After this year, the Giants will no longer be able to dip in their home ballpark after an ordinance was passed banning all smokeless tobacco from San Francisco's public athletic fields.
Bumgarner, who is from Hickory, N.C., said he dips “pretty much all the time,” and is joined by around a third of his teammates, according to the Times.
After this year, the Giants will no longer be able to dip at AT&T Park after San Francisco mayor Edwin Lee signed an ordinance banning all smokeless tobacco from San Francisco's public athletic fields effective Jan. 1, 2016. Visiting teams will also have to comply with the ordinance.
To enforce the policy, the city will rely on people filing complaints when they observe violations. Violators will given citations and fined.
“It’ll have to be a lofty fine,” Peavy, who is from Mobile, Ala., said. “Just because of the money guys are making. Or they’re not going to stop.”
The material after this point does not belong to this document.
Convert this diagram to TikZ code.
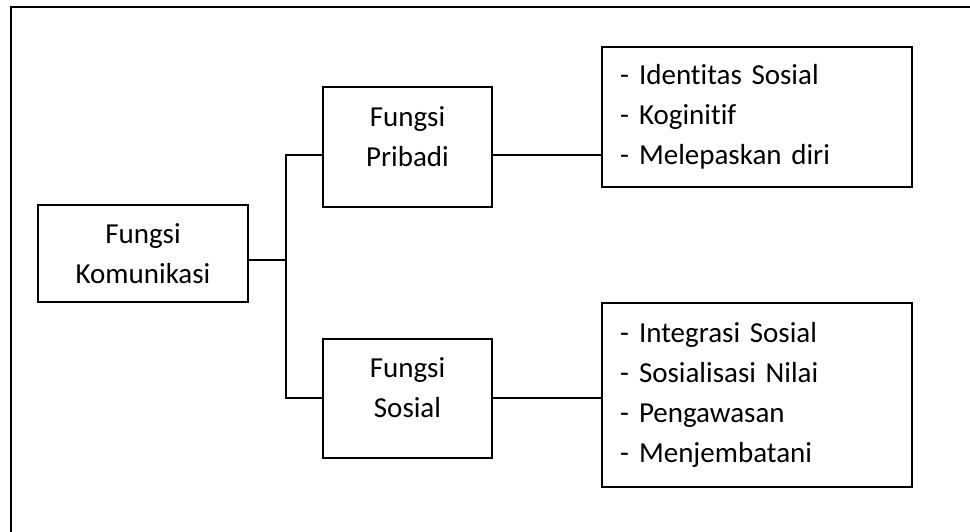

Bumgarner and Yankees pitcher CC Sabathia were not concerned with quitting the habit.
“If they pass a law, I won’t do it anymore,” Sabathia said.
The Campaign for Tobacco-Free Kids lobbied for the change, and hopes to eradicate the use of smokeless tobacco across Major League Baseball. The organization's president, Matthew Myers, said he expects six more cities corresponding with major league teams to follow San Francisco's lead by the end of this year.
Major League Baseball has opposed an official ban on tobacco use in its stadiums, though the substance has been banned in the minor leagues since 1993.